▶ **Challenge**:
Write out the material exactly, with the pictures left out.

Entries with chart source code:

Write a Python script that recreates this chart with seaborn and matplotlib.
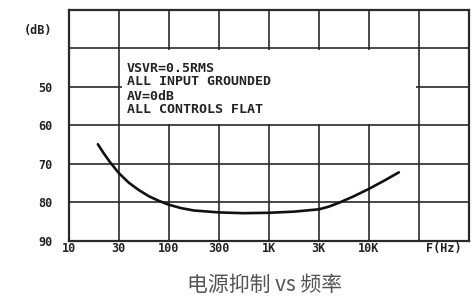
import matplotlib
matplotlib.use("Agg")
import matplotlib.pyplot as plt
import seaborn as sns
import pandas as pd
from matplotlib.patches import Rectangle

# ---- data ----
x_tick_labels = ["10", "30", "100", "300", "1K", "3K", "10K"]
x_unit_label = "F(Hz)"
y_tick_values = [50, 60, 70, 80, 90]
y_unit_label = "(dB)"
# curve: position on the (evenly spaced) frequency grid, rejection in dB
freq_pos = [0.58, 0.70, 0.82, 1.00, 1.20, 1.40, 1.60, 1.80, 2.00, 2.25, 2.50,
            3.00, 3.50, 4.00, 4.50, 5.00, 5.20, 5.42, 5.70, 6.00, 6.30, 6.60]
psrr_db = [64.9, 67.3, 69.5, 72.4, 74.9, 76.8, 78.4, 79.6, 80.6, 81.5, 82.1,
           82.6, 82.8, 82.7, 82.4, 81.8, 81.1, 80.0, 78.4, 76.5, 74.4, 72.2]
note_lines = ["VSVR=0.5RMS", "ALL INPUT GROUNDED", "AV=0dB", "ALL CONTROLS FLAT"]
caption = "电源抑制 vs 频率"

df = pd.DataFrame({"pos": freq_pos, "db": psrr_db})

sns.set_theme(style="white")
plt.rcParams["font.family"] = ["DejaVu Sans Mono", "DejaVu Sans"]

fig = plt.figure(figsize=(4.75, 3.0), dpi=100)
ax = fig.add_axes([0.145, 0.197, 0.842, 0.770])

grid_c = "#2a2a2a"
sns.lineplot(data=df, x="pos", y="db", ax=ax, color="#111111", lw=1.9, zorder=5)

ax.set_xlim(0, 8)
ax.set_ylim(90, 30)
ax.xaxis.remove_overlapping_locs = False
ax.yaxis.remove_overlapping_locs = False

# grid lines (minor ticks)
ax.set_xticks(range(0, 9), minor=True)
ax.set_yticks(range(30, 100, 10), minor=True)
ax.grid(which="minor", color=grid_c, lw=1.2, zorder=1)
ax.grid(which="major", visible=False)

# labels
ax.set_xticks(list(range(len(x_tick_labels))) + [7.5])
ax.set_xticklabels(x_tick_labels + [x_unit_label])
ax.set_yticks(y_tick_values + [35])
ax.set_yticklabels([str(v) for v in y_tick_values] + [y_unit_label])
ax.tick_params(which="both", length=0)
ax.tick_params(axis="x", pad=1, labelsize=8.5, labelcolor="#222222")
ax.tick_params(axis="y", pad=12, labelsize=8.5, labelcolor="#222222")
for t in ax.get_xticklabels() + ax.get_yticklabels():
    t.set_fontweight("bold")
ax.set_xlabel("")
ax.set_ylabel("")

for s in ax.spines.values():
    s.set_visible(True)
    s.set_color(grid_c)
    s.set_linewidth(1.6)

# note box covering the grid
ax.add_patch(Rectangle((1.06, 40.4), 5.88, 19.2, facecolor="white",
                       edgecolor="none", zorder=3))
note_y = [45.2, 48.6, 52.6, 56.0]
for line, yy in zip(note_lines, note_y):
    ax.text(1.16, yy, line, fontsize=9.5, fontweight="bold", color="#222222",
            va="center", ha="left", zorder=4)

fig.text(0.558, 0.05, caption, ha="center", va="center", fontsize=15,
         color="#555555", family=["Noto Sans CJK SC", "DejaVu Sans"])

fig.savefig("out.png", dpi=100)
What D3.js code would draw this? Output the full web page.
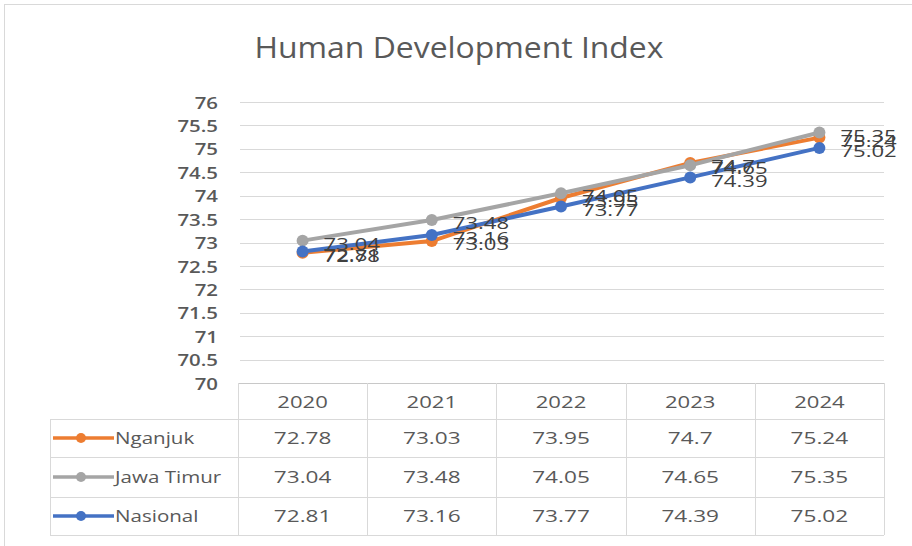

▶ **Final result**:
Write a Python script that recreates this chart with seaborn and matplotlib.
import matplotlib
matplotlib.use("Agg")
import matplotlib.pyplot as plt
import seaborn as sns
import pandas as pd
from matplotlib.patches import Rectangle

# ---- data ----
x_tick_labels = ["10", "30", "100", "300", "1K", "3K", "10K"]
x_unit_label = "F(Hz)"
y_tick_values = [50, 60, 70, 80, 90]
y_unit_label = "(dB)"
# curve: position on the (evenly spaced) frequency grid, rejection in dB
freq_pos = [0.58, 0.70, 0.82, 1.00, 1.20, 1.40, 1.60, 1.80, 2.00, 2.25, 2.50,
            3.00, 3.50, 4.00, 4.50, 5.00, 5.20, 5.42, 5.70, 6.00, 6.30, 6.60]
psrr_db = [64.9, 67.3, 69.5, 72.4, 74.9, 76.8, 78.4, 79.6, 80.6, 81.5, 82.1,
           82.6, 82.8, 82.7, 82.4, 81.8, 81.1, 80.0, 78.4, 76.5, 74.4, 72.2]
note_lines = ["VSVR=0.5RMS", "ALL INPUT GROUNDED", "AV=0dB", "ALL CONTROLS FLAT"]
caption = "电源抑制 vs 频率"

df = pd.DataFrame({"pos": freq_pos, "db": psrr_db})

sns.set_theme(style="white")
plt.rcParams["font.family"] = ["DejaVu Sans Mono", "DejaVu Sans"]

fig = plt.figure(figsize=(4.75, 3.0), dpi=100)
ax = fig.add_axes([0.145, 0.197, 0.842, 0.770])

grid_c = "#2a2a2a"
sns.lineplot(data=df, x="pos", y="db", ax=ax, color="#111111", lw=1.9, zorder=5)

ax.set_xlim(0, 8)
ax.set_ylim(90, 30)
ax.xaxis.remove_overlapping_locs = False
ax.yaxis.remove_overlapping_locs = False

# grid lines (minor ticks)
ax.set_xticks(range(0, 9), minor=True)
ax.set_yticks(range(30, 100, 10), minor=True)
ax.grid(which="minor", color=grid_c, lw=1.2, zorder=1)
ax.grid(which="major", visible=False)

# labels
ax.set_xticks(list(range(len(x_tick_labels))) + [7.5])
ax.set_xticklabels(x_tick_labels + [x_unit_label])
ax.set_yticks(y_tick_values + [35])
ax.set_yticklabels([str(v) for v in y_tick_values] + [y_unit_label])
ax.tick_params(which="both", length=0)
ax.tick_params(axis="x", pad=1, labelsize=8.5, labelcolor="#222222")
ax.tick_params(axis="y", pad=12, labelsize=8.5, labelcolor="#222222")
for t in ax.get_xticklabels() + ax.get_yticklabels():
    t.set_fontweight("bold")
ax.set_xlabel("")
ax.set_ylabel("")

for s in ax.spines.values():
    s.set_visible(True)
    s.set_color(grid_c)
    s.set_linewidth(1.6)

# note box covering the grid
ax.add_patch(Rectangle((1.06, 40.4), 5.88, 19.2, facecolor="white",
                       edgecolor="none", zorder=3))
note_y = [45.2, 48.6, 52.6, 56.0]
for line, yy in zip(note_lines, note_y):
    ax.text(1.16, yy, line, fontsize=9.5, fontweight="bold", color="#222222",
            va="center", ha="left", zorder=4)

fig.text(0.558, 0.05, caption, ha="center", va="center", fontsize=15,
         color="#555555", family=["Noto Sans CJK SC", "DejaVu Sans"])

fig.savefig("out.png", dpi=100)
What D3.js code would draw this? Output the full web page.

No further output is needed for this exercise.